Putting Texts in Context: Saudi Text Tagging

Earlier this month, CNN Expansión reported that the Saudi government aimed to prohibit the Blackberry Messenger service, since it is considered a threat to national security because the service doesn’t allow the government to intercept messages.

Blackberry has become very popular among single young people, who use it as a way to connect with men or women in a society where gender segregation is strictly imposed. Although negotiations continue between Blackberry and the government, the government itself is “modernizing” its control tactics.

The Global Voices Blog has recently reported that the Saudi government is currently using a system that informs male guardians whenever a woman, who is their dependant, has traveled outside the country. Wajeha Al Huwaider, a women’s rights activist, was the first one to alert the media about this system, on which the Saudi government has refused to comment.

Eman Al Nafjan, a female Saudi blogger whose husband received a text when she recently left the country, explains how the system works: with the new tracking system, men may sign up for an online service which allows them to receive SMS notifications that let them know once a woman has left the country. A third party related to the government provides the service. As Malik reports in her article, it is not clear what the exact purpose of this measure is, since women who leave the country have already gotten permission from their guardians.

Al Huwaider affirms that, in Saudi Arabia, technology is being misused to oppress women. In addition, Nadya Khalife and Reem Asaad comment, that in addition to the difficulties presented to women who want to travel, this new application represents a threat to women’s freedom of mobility.

It’s not just women who are being tracked, however. Arab News reports that the service allows sponsors to be informed if a worker, who is under their responsibility, has “escaped” or acquired another profession. While some people find it useful in terms of their legal responsibility, others affirm that this will prevent workers to receive help in cases of abuse, especially towards domestic workers, such as maids.

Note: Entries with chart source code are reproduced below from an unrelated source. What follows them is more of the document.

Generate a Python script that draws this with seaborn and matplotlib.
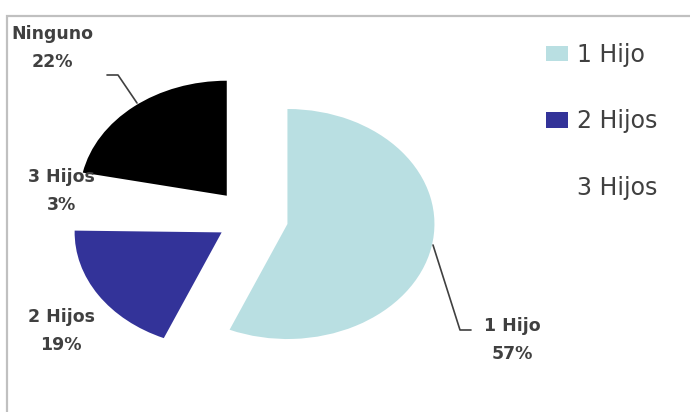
import matplotlib
matplotlib.use("Agg")
import matplotlib.pyplot as plt
import seaborn as sns
from matplotlib.lines import Line2D
from matplotlib.patches import Rectangle

categories = ["1 Hijo", "2 Hijos", "3 Hijos", "Ninguno"]
values = [57, 19, 3, 22]
pct_labels = ["57%", "19%", "3%", "22%"]
colors = ["#b9dfe2", "#333399", "#ffffff", "#000000"]
explode = [0.26, 0.23, 0.23, 0.25]

W, H = 690, 412


def px(x, y):
    # pixel position (from top-left) -> figure fraction
    return x / W, 1 - y / H


sns.set_theme(style="white")
plt.rcParams['font.family'] = ['DejaVu Sans']

fig = plt.figure(figsize=(W / 100, H / 100), dpi=100)
fig.patch.set_facecolor("white")

# outer chart frame (cut off at right and bottom)
fig.add_artist(Rectangle(px(7, 430), (700 - 7) / W, (430 - 16) / H,
                         transform=fig.transFigure, fill=False,
                         edgecolor="#c0c0c0", linewidth=1.6))

ax = fig.add_axes([0, 0, 1, 1])
wedges, _ = ax.pie(values, colors=colors, startangle=90, counterclock=False,
                   explode=explode, wedgeprops=dict(linewidth=0))
# the reference pie is stretched horizontally
cx, cy, rx, ry = 250, 218, 147, 115
ax.set_aspect('auto')
ax.set_xlim(-cx / rx, (W - cx) / rx)
ax.set_ylim(-(H - cy) / ry, cy / ry)
ax.axis('off')

txt = "#404040"
label_pos = {"1 Hijo": (512, 340), "2 Hijos": (61, 331),
             "3 Hijos": (61, 191), "Ninguno": (52, 48)}
for cat, pct in zip(categories, pct_labels):
    x, y = label_pos[cat]
    fig.text(*px(x, y), f"{cat}\n{pct}", ha="center", va="center",
             fontsize=12.5, fontweight="bold", color=txt, linespacing=1.75)

# leader lines
fig.add_artist(Line2D([107 / W, 118 / W, 137 / W],
                      [1 - 75 / H, 1 - 75 / H, 1 - 103 / H],
                      transform=fig.transFigure, color="#404040", lw=1.2))
fig.add_artist(Line2D([433 / W, 460 / W, 471 / W],
                      [1 - 245 / H, 1 - 330 / H, 1 - 330 / H],
                      transform=fig.transFigure, color="#404040", lw=1.2))

leg = ax.legend(wedges[:3], categories[:3], loc="upper left",
                bbox_to_anchor=px(534, 31), bbox_transform=fig.transFigure,
                frameon=False, fontsize=17, handlelength=0.95, handleheight=0.65,
                handletextpad=0.38, labelspacing=1.8, borderpad=0)
for t in leg.get_texts():
    t.set_color(txt)

fig.savefig("out.png", dpi=100)
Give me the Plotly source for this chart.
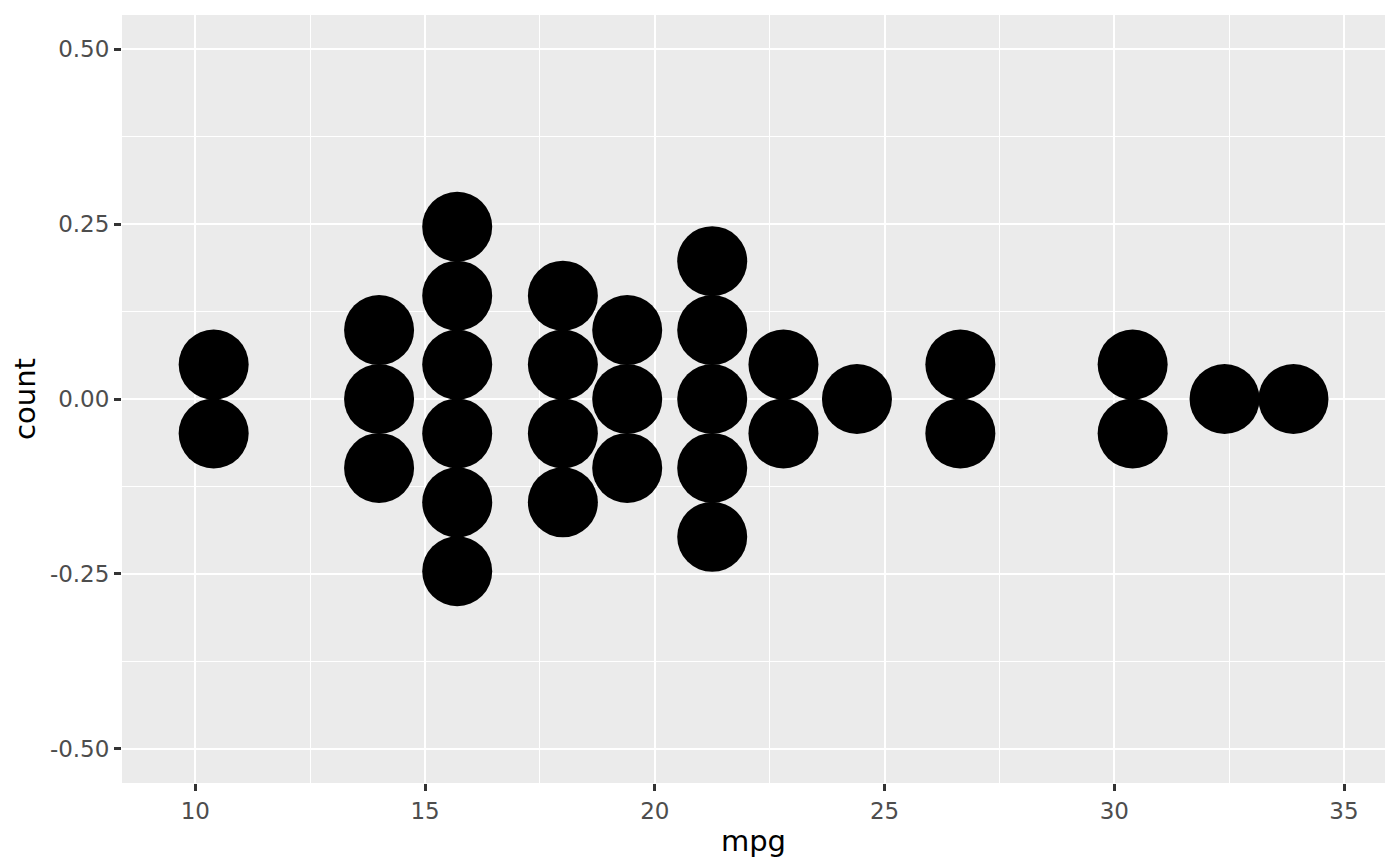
import plotly.graph_objects as go

# bin centres (mpg) and number of cars stacked in each bin
mpg_bins = [10.4, 14.0, 15.7, 18.0, 19.4, 21.25, 22.8, 24.4, 26.65, 30.4, 32.4, 33.9]
bin_counts = [2, 3, 6, 4, 3, 5, 2, 1, 2, 2, 1, 1]

y_tickvals = [-0.5, -0.25, 0, 0.25, 0.5]
y_ticktext = ["-0.50", "-0.25", "0.00", "0.25", "0.50"]
x_tickvals = [10, 15, 20, 25, 30, 35]

STACK_STEP = 0.0985  # vertical distance between stacked dots, in y units

# centred stacks (stackdir = "center")
xs = []
ys = []
for x, n in zip(mpg_bins, bin_counts):
    for i in range(n):
        xs.append(x)
        ys.append((i - (n - 1) / 2) * STACK_STEP)

fig = go.Figure()
fig.add_trace(go.Scatter(
    x=xs, y=ys, mode="markers",
    marker=dict(size=70, color="black", line=dict(width=0)),
    hoverinfo="x", showlegend=False,
))

tick_font = dict(family="DejaVu Sans", size=23, color="#4D4D4D")
title_font = dict(family="DejaVu Sans", size=29, color="black")

# page body has an 8px margin, so the figure is made 8px smaller
fig.update_layout(
    width=1392, height=858,
    margin=dict(l=114, r=15, t=7, b=83),
    paper_bgcolor="white",
    plot_bgcolor="#EBEBEB",
    xaxis=dict(
        range=[8.405, 35.892],
        tickvals=x_tickvals,
        ticks="outside", ticklen=7, tickwidth=2.5, tickcolor="#333333",
        tickfont=tick_font,
        showgrid=True, gridcolor="white", gridwidth=2.2,
        minor=dict(showgrid=True, gridcolor="white", gridwidth=1.1,
                   tick0=0, dtick=2.5),
        zeroline=False, showline=False,
        title=dict(text="mpg", font=title_font, standoff=8),
    ),
    yaxis=dict(
        range=[-0.549, 0.549],
        tickvals=y_tickvals, ticktext=y_ticktext,
        ticks="outside", ticklen=7, tickwidth=2.5, tickcolor="#333333",
        tickfont=tick_font,
        showgrid=True, gridcolor="white", gridwidth=2.2,
        minor=dict(showgrid=True, gridcolor="white", gridwidth=1.1,
                   tick0=0, dtick=0.125),
        zeroline=False, showline=False,
        title=dict(text="count", font=title_font, standoff=10),
    ),
)

fig.write_html("out.html")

An interesting thing is the fact that some people neither support nor reject the initiative, but instead they complain about the lack of response from Muslim activist groups. A woman explains that if the West had done the same to Muslim women, Muslim activists would have been protesting and complaining about Islamophobia. Although the service is not strange for those who know that women normally depend on their male relatives to perform daily activities in Saudi Arabia, women around the globe mocked and complained about the Saudi system.

However, Dr. Edit Schalaffer, who has performed extensive research on gender issues in the Kingdom, thinks that even though many people are tired of such restrictions, international pressure won’t help. Instead, she suggests, Saudi society should be encouraged to allow change to happen.

In a country where Qur’anic interpretation follows a very strict path, where the clergy has great political power and the Committee for the Propagation of Virtue and the Prevention of Vice looks after “proper” gender segregation and “good” female behavior, the implementation of this system may seem not so bad. However, more than a few women, and men, are having more than enough of such a control from the government.